令和4年、派閥会長だった安倍晋三元首相は還流の中止を求めたものの、死去により不正を断ち切れなかったことがすでに分かっている。だが、報告書は「当時の幹部が何らかの問題意識を持っていた可能性は払拭できない」と記すにとどまった。
還流自体は違法ではないが、派閥が法に触れる不記載をさせるに至った理由や経緯は、今回の報告書では分からない。安倍派や二階派の幹部らは、国会の政治倫理審査会(政倫審)や記者会見などで説明を尽くす必要がある。
弁護士がまとめた報告書は「法令順守の継続と違反に対する厳罰化」などを提言している。こうした取り組みを進める前提として、事実関係を明らかにすることが欠かせない。
にもかかわらず、16日に行われた衆院政倫審の幹事懇談会で開催の合意に至らなかったのは、どうしたことか。

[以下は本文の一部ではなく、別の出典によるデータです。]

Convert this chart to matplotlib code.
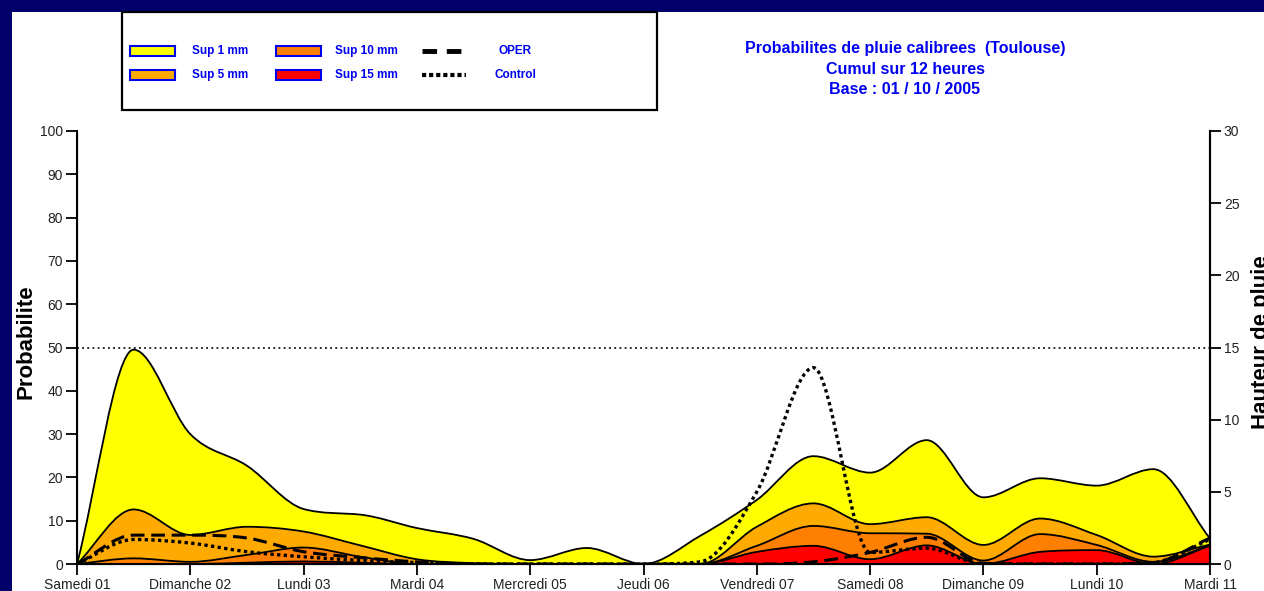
import numpy as np
import matplotlib
matplotlib.use('Agg')
import matplotlib.pyplot as plt
from matplotlib.path import Path
from matplotlib.patches import PathPatch, Rectangle
from matplotlib.lines import Line2D

plt.rcParams['font.family'] = ['Liberation Sans', 'DejaVu Sans']

# ---------------- data (12-hour steps, days since Samedi 01) ----------------
days = np.arange(21) * 0.5
day_ticks = list(range(11))
day_labels = ['Samedi 01', 'Dimanche 02', 'Lundi 03', 'Mardi 04', 'Mercredi 05',
              'Jeudi 06', 'Vendredi 07', 'Samedi 08', 'Dimanche 09', 'Lundi 10',
              'Mardi 11']

# probabilities (%)
sup1 = [0, 49.5, 30, 22.7, 12.7, 11.4, 8.3, 5.8, 0.9, 3.7, 0,
        6.5, 14.8, 24.9, 21.1, 28.6, 15.4, 19.8, 18.1, 21.9, 5.9]
sup5 = [0, 12.6, 6.7, 8.6, 7.5, 4.3, 1.1, 0.2, 0, 0, 0,
        0, 8.6, 14.0, 9.2, 10.8, 4.4, 10.5, 6.7, 1.7, 4.5]
sup10 = [0, 1.3, 0.5, 2.1, 3.8, 1.7, 0, 0, 0, 0, 0,
         0, 4.2, 8.8, 7.1, 7.0, 0.8, 6.9, 4.4, 0.5, 4.3]
sup15 = [0, 0, 0, 0.3, 0.6, 0.3, 0, 0, 0, 0, 0,
         0, 2.8, 4.2, 1.1, 4.3, 0, 2.8, 3.2, 0, 4.2]

# rain height (mm)
oper = [0, 2.0, 2.0, 1.8, 0.85, 0.45, 0.15, 0, 0, 0, 0,
        0, 0, 0.15, 0.8, 1.85, 0.05, 0, 0, 0.1, 1.8]
control = [0, 1.7, 1.45, 0.85, 0.5, 0.25, 0.1, 0, 0, 0, 0,
           0.15, 5.0, 13.6, 0.8, 1.1, 0, 0, 0, 0.1, 1.7]

prob_labels = ['Sup 1 mm', 'Sup 5 mm', 'Sup 10 mm', 'Sup 15 mm']
line_labels = ['OPER', 'Control']
title_lines = ['Probabilites de pluie calibrees  (Toulouse)',
               'Cumul sur 12 heures', 'Base : 01 / 10 / 2005']

# ---------------- styles ----------------
NAVY = '#02006b'
BLUE = '#0000f0'
fill_colors = ['#ffff00', '#ffaa00', '#ff8000', '#ff0000']
W, H = 1264, 591


def fx(px):
    return px / W


def fy(py):
    return 1 - py / H


def smooth_segments(x, y):
    """Monotone cubic (Fritsch-Carlson) curve as Bezier path segments."""
    x = np.asarray(x, float)
    y = np.asarray(y, float)
    n = len(x)
    h = np.diff(x)
    d = np.diff(y) / h
    m = np.zeros(n)
    m[0], m[-1] = d[0], d[-1]
    for k in range(1, n - 1):
        if d[k - 1] * d[k] > 0:
            m[k] = (d[k - 1] + d[k]) / 2
    for k in range(n - 1):
        if d[k] == 0:
            m[k] = m[k + 1] = 0
        else:
            a, b = m[k] / d[k], m[k + 1] / d[k]
            s = a * a + b * b
            if s > 9:
                t = 3 / np.sqrt(s)
                m[k], m[k + 1] = t * a * d[k], t * b * d[k]
    verts, codes = [], []
    for k in range(n - 1):
        verts += [(x[k] + h[k] / 3, y[k] + m[k] * h[k] / 3),
                  (x[k + 1] - h[k] / 3, y[k + 1] - m[k + 1] * h[k] / 3),
                  (x[k + 1], y[k + 1])]
        codes += [Path.CURVE4] * 3
    return verts, codes


def area_patch(x, y, color):
    v, c = smooth_segments(x, y)
    verts = [(x[0], 0), (x[0], y[0])] + v + [(x[-1], 0), (x[0], 0)]
    codes = [Path.MOVETO, Path.LINETO] + c + [Path.LINETO, Path.CLOSEPOLY]
    return PathPatch(Path(verts, codes), facecolor=color, edgecolor='black',
                     lw=1.3, joinstyle='round')


def line_patch(x, y, ls, lw):
    v, c = smooth_segments(x, y)
    verts = [(x[0], y[0])] + v
    codes = [Path.MOVETO] + c
    return PathPatch(Path(verts, codes), fill=False, edgecolor='black',
                     lw=lw, linestyle=ls)


fig = plt.figure(figsize=(W / 100, H / 100), dpi=100, facecolor=NAVY)
fig.add_artist(Rectangle((fx(12), 0), 1, fy(12), transform=fig.transFigure,
                         facecolor='white', edgecolor='none', zorder=-10))

ax = fig.add_axes([fx(77), fy(564), fx(1210) - fx(77), fy(131) - fy(564)])
ax.set_facecolor('none')
ax.set_xlim(0, 10)
ax.set_ylim(0, 100)

for series, col in zip([sup1, sup5, sup10, sup15], fill_colors):
    ax.add_patch(area_patch(days, series, col))

ax.axhline(50, color='black', lw=1.2, ls=(0, (1.1, 2.0)), zorder=0.5)

ax.set_xticks(day_ticks, day_labels)
ax.set_yticks(range(0, 101, 10))
ax.spines['top'].set_visible(False)
for s in ['left', 'bottom', 'right']:
    ax.spines[s].set_linewidth(1.5)
ax.tick_params(axis='both', direction='out', length=8, width=1.3,
               labelsize=10, labelcolor='#222222', pad=2)
ax.set_ylabel('Probabilite', fontsize=16, fontweight='bold', va='center')
ax.yaxis.set_label_coords((26 - 77) / 1133, (564 - 342) / 433)

ax2 = ax.twinx()
ax2.set_ylim(0, 30)
ax2.set_yticks(range(0, 31, 5))
ax2.spines['top'].set_visible(False)
ax2.spines['right'].set_linewidth(1.5)
ax2.tick_params(axis='y', direction='out', length=8, width=1.3,
                labelsize=10, labelcolor='#222222', pad=2)
ax2.add_patch(line_patch(days, oper, (0, (4.5, 2.2)), 2.2))
ax2.add_patch(line_patch(days, control, (0, (1, 1)), 2.4))
ax2.set_ylabel('Hauteur de pluie', fontsize=16, fontweight='bold',
               va='center', rotation=90)
ax2.yaxis.set_label_coords((1261 - 77) / 1133, (564 - 342) / 433)

# ---------------- legend box ----------------
fig.add_artist(Rectangle((fx(122), fy(110)), fx(657) - fx(122), fy(12) - fy(110),
                         transform=fig.transFigure, fill=False,
                         edgecolor='black', lw=1.6, zorder=5))
rows_y = [51, 75]
sw_x = [130, 276]
txt_x = [192, 335]
for i, (lab, col) in enumerate(zip(prob_labels, fill_colors)):
    c, r = divmod(i, 2)
    fig.add_artist(Rectangle((fx(sw_x[c]), fy(rows_y[r] + 5)), fx(45), fy(0) - fy(10),
                             transform=fig.transFigure, facecolor=col,
                             edgecolor=BLUE, lw=1.5, zorder=6))
    fig.text(fx(txt_x[c]), fy(rows_y[r]), lab, color=BLUE, fontsize=8.5,
             fontweight='bold', ha='left', va='center')

line_styles = [((0, (3, 2)), 3.5), ((0, (1, 0.7)), 3.0)]
for r, (lab, (ls, lw)) in enumerate(zip(line_labels, line_styles)):
    fig.add_artist(Line2D([fx(422), fx(466)], [fy(rows_y[r])] * 2,
                          transform=fig.transFigure, color='black',
                          lw=lw, ls=ls, zorder=6))
    fig.text(fx(515), fy(rows_y[r]), lab, color=BLUE, fontsize=8.5,
             fontweight='bold', ha='center', va='center')

# ---------------- title ----------------
for py, line in zip([49, 69, 89], title_lines):
    fig.text(fx(905), fy(py), line, color=BLUE, fontsize=11.5,
             fontweight='bold', ha='center', va='center')

fig.savefig('out.png', dpi=100, facecolor=fig.get_facecolor())
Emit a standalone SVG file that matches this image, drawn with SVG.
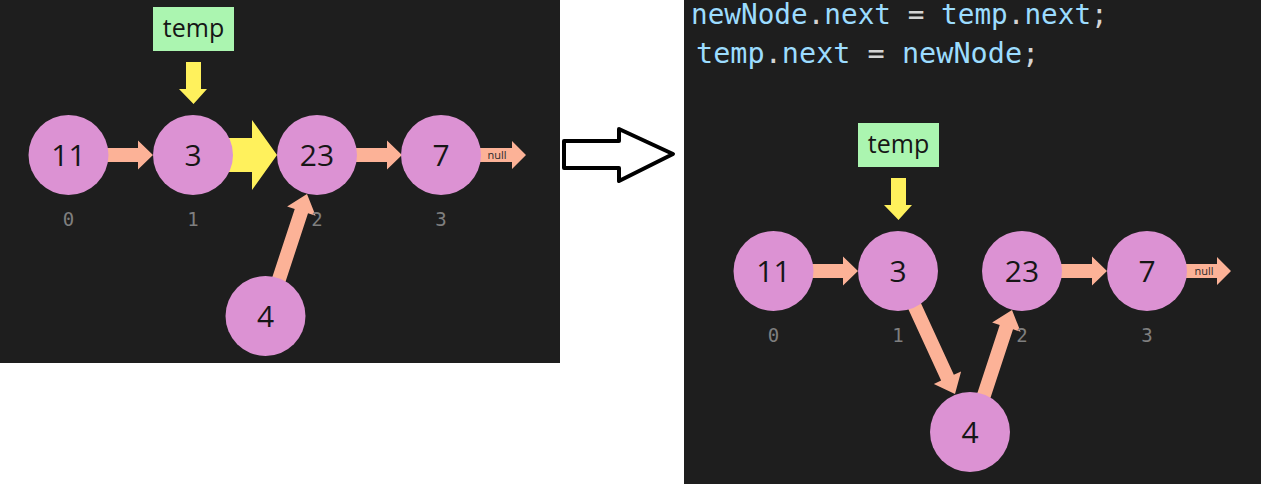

平成30年~令和4年までの5年間に政治資金収支報告書への不記載があったのは85人で、総額約5億7949万円に上った。「政治活動が国民の不断の監視と批判の下に行われるようにする」ことを目的にした政治資金規正法を軽んじたもので、政治不信を招いてしまった。
政倫審は本人の申し出により審査が可能となるほか、委員の3分の1以上が申し立て、過半数が賛成すれば審査を求めることができる。原則非公開だが、本人が公開を求めれば、その意向は尊重される仕組みだ。派閥幹部らは公開による審査を自ら申し出るのが筋である。自民には自浄能力を発揮することが求められる。
野党側の対応にも首をかしげる点がある。幹事懇で立憲民主党などは安倍派、二階派の衆院議員51人の出席を求めた。現実的な要求とはいえない。
野党の中には、自民が政倫審に応じなければ、6年度予算案の審議にも影響が出ると牽(けん)制(せい)するなど、国会運営の駆け引きに使おうとする動きがみられる。与野党は能登半島地震への対応が急務のときに、予算案の審議をいたずらに遅滞させることは慎むべきだ。